Analysis of Deflection Behavior in Tapered Cantilever Composite Girders with Corrugated Steel Webs

Owing to the reduced shear stiffness of corrugated steel webs (CSWs), shear deflection must be accounted for in estimating the total deflection of box girders with CSWs (BGCSWs). Most existing investigations into the deflection behaviour of such girders are based on prismatic girder models, in which the CSWs are presumed to resist the entire external shear force – thus contributing to shear deflection – while the concrete flanges provide only flexural rigidity, leading to bending deflection. In contrast, in tapered BGCSWs, bending moment induces a redistribution of shear stresses within the cross-section, resulting in a deflection mechanism that fundamentally deviates from predictions by conventional methods.
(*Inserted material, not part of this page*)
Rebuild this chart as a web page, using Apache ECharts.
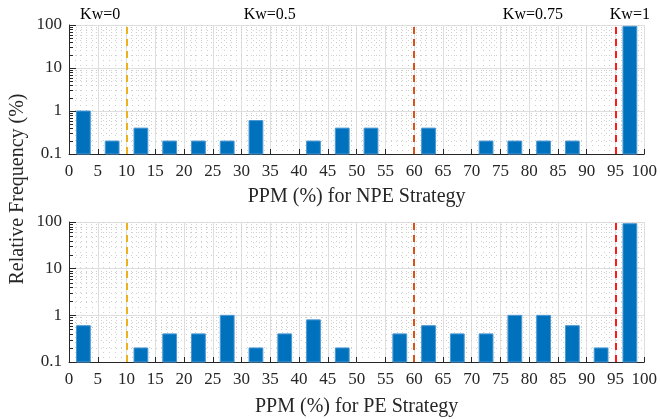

Furthermore, unlike prismatic girders, the moment of inertia in tapered girders varies continuously along the span, significantly increasing the complexity of bending deflection computation. To extend classical beam theory to the analysis of tapered BGCSWs, this paper introduces the concept of an equivalent effective moment of inertia derived via Simpson’s integration. A general methodology is proposed to determine this equivalent inertia for arbitrarily tapered cross-sections. By incorporating the influence of shear deflection, a comprehensive analytical framework is established for predicting the deflection of tapered BGCSWs. The accuracy of the proposed theoretical method is validated through experimental tests and finite element (FE) simulations.